這個傢伙,真的練就了金鐘罩鐵布衫,從宣布為共和黨的總統候選人開始,他就一直挨攻。但是,不管攻的再猛,也不管他話說的再離譜,他的支持率卻不停地往上爬。他的第一炮是針對墨西哥的非法移民,說他們是毒販子,強姦犯,殺人犯,說他要把一千一百萬非法移民全部驅逐出境,並且要墨西哥政府出錢在邊境造牆。所有評論者就像小學生一樣,來了個大合唱:“不可能!”有人還傻傻地在算,驅逐這麼多人需要多少年。其實,這些聰明人都犯了一個非常幼稚的錯誤。難道特朗普不知道這不可能嗎?當然知道。可是,共和黨的選民難道不是反對有色人種的移民嗎?共和黨的參眾議員難道不是卡著移民法案,不肯通過嗎?那麼,為什麼不乾乾脆脆地說出來呢?別人扭扭捏捏,他就直說:全部給我趕出去!這麼一說,他立刻成為所有反移民的共和黨候選人中間最最反移民的人,反的叫白種選民們心裡特舒服。
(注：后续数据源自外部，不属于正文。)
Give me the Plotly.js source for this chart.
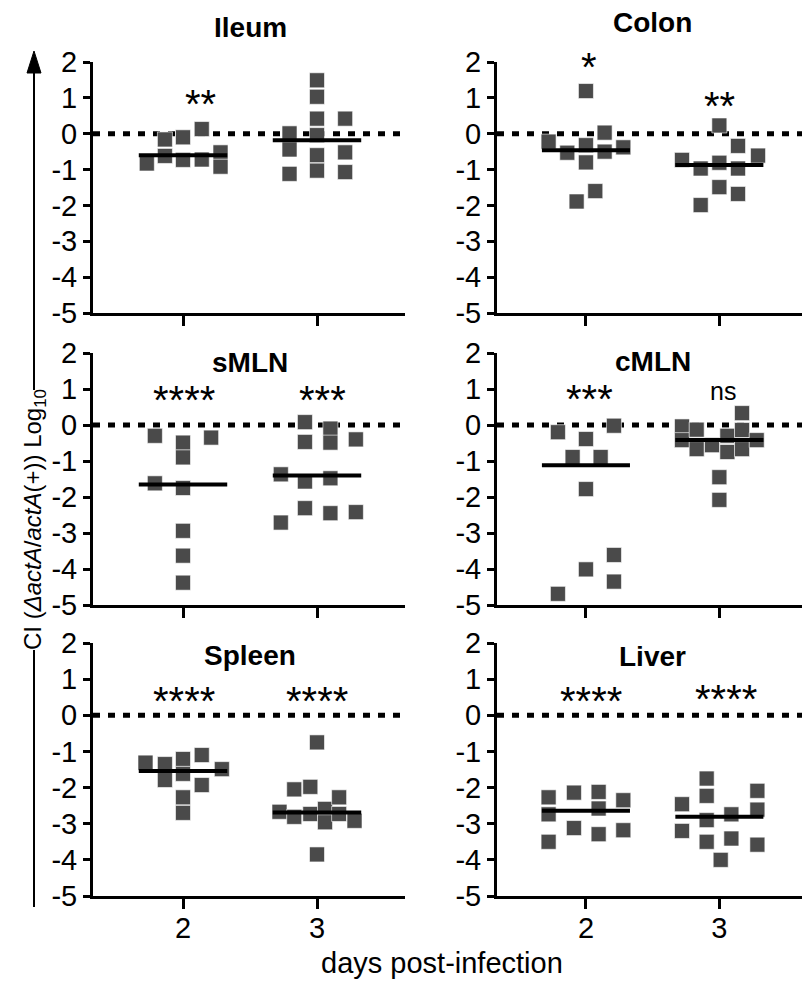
<!DOCTYPE html>
<html><head><meta charset="utf-8">
<script src="https://cdn.plot.ly/plotly-3.0.1.min.js"></script>
<style>html,body{margin:0;padding:0;background:#fff}</style>
</head><body><div id="chart" style="width:802px;height:983px"></div>
<script>
// ---------------- DATA ----------------
const tissues = ['Ileum', 'Colon', 'sMLN', 'cMLN', 'Spleen', 'Liver'];
const dayTicks = [2, 3];
const dayTickText = ['2', '3'];
const yTicks = [-5, -4, -3, -2, -1, 0, 1, 2];

const ileumD2x = [1.73, 1.865, 1.865, 2.0, 2.0, 2.14, 2.14, 2.28, 2.28];
const ileumD2y = [-0.83, -0.16, -0.62, -0.10, -0.73, 0.13, -0.72, -0.52, -0.92];
const ileumD3x = [2.795, 2.795, 2.795, 3.0, 3.0, 3.0, 3.0, 3.0, 3.0, 3.21, 3.21, 3.21];
const ileumD3y = [0.01, -0.44, -1.12, 1.49, 1.03, 0.42, -0.04, -0.60, -1.03, 0.42, -0.52, -1.07];

const colonD2x = [1.72, 1.86, 1.93, 2.0, 2.0, 2.0, 2.07, 2.14, 2.14, 2.28];
const colonD2y = [-0.22, -0.53, -1.89, 1.19, -0.32, -0.80, -1.60, 0.03, -0.50, -0.38];
const colonD3x = [2.72, 2.86, 2.86, 3.0, 3.0, 3.0, 3.14, 3.14, 3.14, 3.29];
const colonD3y = [-0.73, -0.97, -1.99, 0.23, -0.81, -1.49, -0.34, -0.97, -1.68, -0.61];

const smlnD2x = [1.79, 1.79, 2.0, 2.0, 2.0, 2.0, 2.0, 2.0, 2.21];
const smlnD2y = [-0.30, -1.62, -0.49, -0.90, -1.75, -2.94, -3.63, -4.38, -0.35];
const smlnD3x = [2.73, 2.73, 2.91, 2.91, 2.91, 2.91, 3.10, 3.10, 3.10, 3.10, 3.29, 3.29];
const smlnD3y = [-1.37, -2.71, 0.08, -0.47, -1.57, -2.31, -0.10, -0.49, -1.48, -2.45, -0.40, -2.42];

const cmlnD2x = [1.79, 1.79, 1.90, 2.0, 2.0, 2.0, 2.11, 2.21, 2.21, 2.21];
const cmlnD2y = [-0.20, -4.69, -0.89, -0.39, -1.78, -4.01, -0.89, -0.02, -3.61, -4.35];
const cmlnD3x = [2.72, 2.72, 2.83, 2.83, 2.945, 3.0, 3.0, 3.06, 3.06, 3.17, 3.17, 3.17, 3.28];
const cmlnD3y = [-0.04, -0.42, -0.13, -0.67, -0.56, -1.45, -2.08, -0.30, -0.75, 0.33, -0.14, -0.67, -0.42];

const spleenD2x = [1.72, 1.865, 1.865, 2.0, 2.0, 2.0, 2.0, 2.14, 2.14, 2.29];
const spleenD2y = [-1.31, -1.35, -1.79, -1.21, -1.62, -2.27, -2.70, -1.10, -1.93, -1.49];
const spleenD3x = [2.72, 2.83, 2.83, 2.95, 2.95, 3.0, 3.0, 3.06, 3.06, 3.165, 3.165, 3.28];
const spleenD3y = [-2.67, -2.05, -2.81, -1.98, -2.73, -0.75, -3.85, -2.59, -2.96, -2.27, -2.73, -2.92];

const liverD2x = [1.72, 1.72, 1.72, 1.91, 1.91, 2.095, 2.095, 2.095, 2.28, 2.28];
const liverD2y = [-2.27, -2.74, -3.50, -2.14, -3.12, -2.12, -2.58, -3.29, -2.35, -3.18];
const liverD3x = [2.72, 2.72, 2.905, 2.905, 2.905, 2.905, 3.01, 3.09, 3.09, 3.285, 3.285, 3.285];
const liverD3y = [-2.46, -3.20, -1.75, -2.23, -2.90, -3.50, -4.00, -2.74, -3.41, -2.09, -2.61, -3.58];

const medianD2 = [-0.60, -0.46, -1.65, -1.12, -1.54, -2.64];
const medianD3 = [-0.18, -0.87, -1.40, -0.42, -2.69, -2.81];
const sigD2 = ['**', '*', '****', '***', '****', '****'];
const sigD3 = ['', '**', '***', 'ns', '****', '****'];

// ---------------- BUILD ----------------
const groups = [
  [ileumD2x, ileumD2y, ileumD3x, ileumD3y],
  [colonD2x, colonD2y, colonD3x, colonD3y],
  [smlnD2x, smlnD2y, smlnD3x, smlnD3y],
  [cmlnD2x, cmlnD2y, cmlnD3x, cmlnD3y],
  [spleenD2x, spleenD2y, spleenD3x, spleenD3y],
  [liverD2x, liverD2y, liverD3x, liverD3y]
];

const FONT = 'Liberation Sans, Arial, Helvetica, sans-serif';
const W = 802, H = 983;
const px = v => v / W;
const py = v => 1 - v / H;

// layout geometry (pixels)
const colX = [[93, 405], [497, 802]];
const colRange = [[1.3284, 3.6567], [1.3333, 3.6195]];
const rowY = [[62, 313], [353, 605], [643, 896]];
const titleY = [27.5, 22.5, 362.5, 361, 655.5, 656];
// significance label positions: [x in data, glyph centre in pixels]
const sigPos2 = [[2.13, 95], [2.02, 58], [2.01, 391], [2.03, 390], [2.01, 692], [2.04, 692]];
const sigPos3 = [[3.0, 97], [3.0, 97], [3.04, 391], [3.03, 393], [3.0, 692], [3.05, 690]];
const halfW = 0.33;

const traces = [];
const annotations = [];
const shapes = [];
const layout = {
  width: W, height: H,
  margin: {l: 0, r: 0, t: 0, b: 0},
  paper_bgcolor: '#fff', plot_bgcolor: 'rgba(0,0,0,0)',
  showlegend: false,
  font: {family: FONT, color: '#000', size: 29}
};

for (let i = 0; i < 6; i++) {
  const n = i + 1;
  const xs = n === 1 ? 'x' : 'x' + n;
  const ys = n === 1 ? 'y' : 'y' + n;
  const col = i % 2, row = Math.floor(i / 2);
  const xKey = n === 1 ? 'xaxis' : 'xaxis' + n;
  const yKey = n === 1 ? 'yaxis' : 'yaxis' + n;
  layout[xKey] = {
    domain: [px(colX[col][0]), px(colX[col][1])],
    range: colRange[col], anchor: ys,
    showgrid: false, zeroline: false,
    showline: true, linewidth: 3, linecolor: '#000',
    ticks: 'outside', ticklen: 10, tickwidth: 3, tickcolor: '#000',
    tickvals: dayTicks, ticktext: dayTickText,
    showticklabels: row === 2, ticklabelstandoff: -6,
    tickfont: {size: 29, family: FONT, color: '#000'}
  };
  layout[yKey] = {
    domain: [py(rowY[row][1]), py(rowY[row][0])],
    range: [-5, 2], anchor: xs,
    showgrid: false, zeroline: false,
    showline: true, linewidth: 3, linecolor: '#000',
    ticks: 'outside', ticklen: 7, tickwidth: 3, tickcolor: '#000',
    tickvals: yTicks, ticktext: yTicks.map(String),
    tickfont: {size: 29, family: FONT, color: '#000'}
  };
  // zero dotted line
  shapes.push({
    type: 'line', xref: xs + ' domain', yref: ys,
    x0: 0, x1: 1, y0: 0, y1: 0, layer: 'below',
    line: {color: '#000', width: 5, dash: '7px,8px'}
  });
  const g = groups[i];
  // points
  traces.push({
    type: 'scatter', mode: 'markers', xaxis: xs, yaxis: ys,
    x: g[0].concat(g[2]), y: g[1].concat(g[3]), cliponaxis: false,
    marker: {symbol: 'square', size: 15, color: '#4a4a4a', line: {width: 0.6, color: '#ffffff'}},
    hoverinfo: 'skip'
  });
  // medians
  [[dayTicks[0], medianD2[i]], [dayTicks[1], medianD3[i]]].forEach(([d, m]) => {
    traces.push({
      type: 'scatter', mode: 'lines', xaxis: xs, yaxis: ys,
      x: [d - halfW, d + halfW], y: [m, m], cliponaxis: false,
      line: {color: '#000', width: 4}, hoverinfo: 'skip'
    });
  });
  // panel title
  annotations.push({
    text: '<b>' + tissues[i] + '</b>', xref: xs, yref: 'paper',
    x: 2.5, y: py(titleY[i]), xanchor: 'center', yanchor: 'middle',
    showarrow: false, font: {size: 28, family: FONT, color: '#000'}
  });
  // significance
  [[sigD2[i], sigPos2[i]], [sigD3[i], sigPos3[i]]].forEach(([s, p]) => {
    if (!s) return;
    const isNs = s === 'ns';
    annotations.push({
      text: s, xref: xs, yref: 'paper', x: p[0], y: py(p[1]),
      xanchor: 'center', yanchor: 'middle', showarrow: false,
      yshift: isNs ? 2 : -9,
      font: {size: isNs ? 25 : 40, family: FONT, color: '#000'}
    });
  });
}

// x axis title
annotations.push({
  text: 'days post-infection', xref: 'paper', yref: 'paper',
  x: px(442), y: py(963), xanchor: 'center', yanchor: 'middle',
  showarrow: false, font: {size: 29, family: FONT, color: '#000'}
});
// y axis title
annotations.push({
  text: 'CI (<i>ΔactA</i>/<i>actA</i>(+)) Log<sub>10</sub>', xref: 'paper', yref: 'paper',
  x: px(34), y: py(520), xanchor: 'center', yanchor: 'middle', textangle: -90,
  showarrow: false, font: {size: 24, family: FONT, color: '#000'}
});
// y title decorations: lines and arrow head
shapes.push({type: 'line', xref: 'paper', yref: 'paper', x0: px(34), x1: px(34), y0: py(72), y1: py(390), line: {color: '#000', width: 2}});
shapes.push({type: 'line', xref: 'paper', yref: 'paper', x0: px(34), x1: px(34), y0: py(650), y1: py(907), line: {color: '#000', width: 2}});
shapes.push({type: 'path', xref: 'paper', yref: 'paper',
  path: `M ${px(34)} ${py(51)} L ${px(27)} ${py(73)} L ${px(41)} ${py(73)} Z`,
  fillcolor: '#000', line: {color: '#000', width: 1}});

layout.annotations = annotations;
layout.shapes = shapes;

Plotly.newPlot('chart', traces, layout, {displayModeBar: false, staticPlot: true});
</script>
</body></html>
這就行了,達到目的了:一下子就把注意力全部集中在他身上了。此後,他就緊抓著媒體的注意力不放,邊緣化了其他候選人。
我們的先聖老子說:“謙受益,滿遭損。”特朗普剛好相反,他是自大狂,就是自滿,就是不謙虛。他說:“我很有錢。我的財產總共大約是100億元。”有人又替他計算了:不對,他大概只值50億。你說這些政論家傻不傻?他是自大狂,他把他的名字高高掛在他建造的每一棟大樓樓頂,他把他建的每一個高爾夫球場前面都擺上他的名字,這還不夠明顯嗎?對付自大狂的人最好辦法就是不理他嘛。不理他他就要發瘋了。這些人不懂這個道理,成天跟著他轉,那他當然越來越得意了。
既有錢,又自大,這就夠讓人受不了了,可是這還不夠,他還結了三次婚,每次都是年輕的金髪碧眼模特兒。他的第二任太太Marla Maples,一個小明星,還曾經演過百老匯音樂劇。《紐約時報》的一位女性專欄評論家Gail Collins 說,這位太太曾經公開說,她從特朗普得到“最過癮的性愛!”(Best sex I’ve ever had)這句話曾經是《紐約郵報》的頭版標題。你說說看,不但財色雙全,連性能力也不比尋常,這已經絕對讓人恨的牙癢癢的了,他還居然想當總統?你說,此可忍,孰不可忍?群起而攻之,攻之,再攻之!
嗚呼哀哉,再攻也沒有用。終於,這些遲鈍的高級知識份子評論家醒悟了:不是他了不起啊,是他的擁護者啊!那可是一大批憤怒的中產階級白人啊!為什麼他們憤怒呢?因為他們的家庭收入比10年前低了10%;因為四百萬家庭的房子被拍賣了;因為他們高工資的工廠職位不見了,只好去快餐店打兩個工養家。他們憤怒是因為他們相信,政府拿了他們交的稅去養哪些好吃懶做的新移民了。他們憤怒,因為他們認為當官的都是一群混蛋王八蛋,選舉之前娘娘腔地討你好,一句真話也不說,選上之後一腳把你踢的遠遠的,去為哪些銀行家搞錢,去替跨國公司搞免稅漏洞。他們憤怒,因為他們看不到他們父母輩視為當然的,日子會越來越好的將來。所以他們造反了。他們支持共和黨的“黨外”候選人。
正如他民主黨的對口--“黨外”的桑德斯--呼籲選民搞“政治革命”一樣。他們兩位標示著一個現象,我稱之為特朗普現象,其實也可以稱之為桑德斯現象,那就是憤怒的白人表態了。只要這股憤怒之氣不能獲得適當的政治改革來消減淡化,它將是一個長期的現象。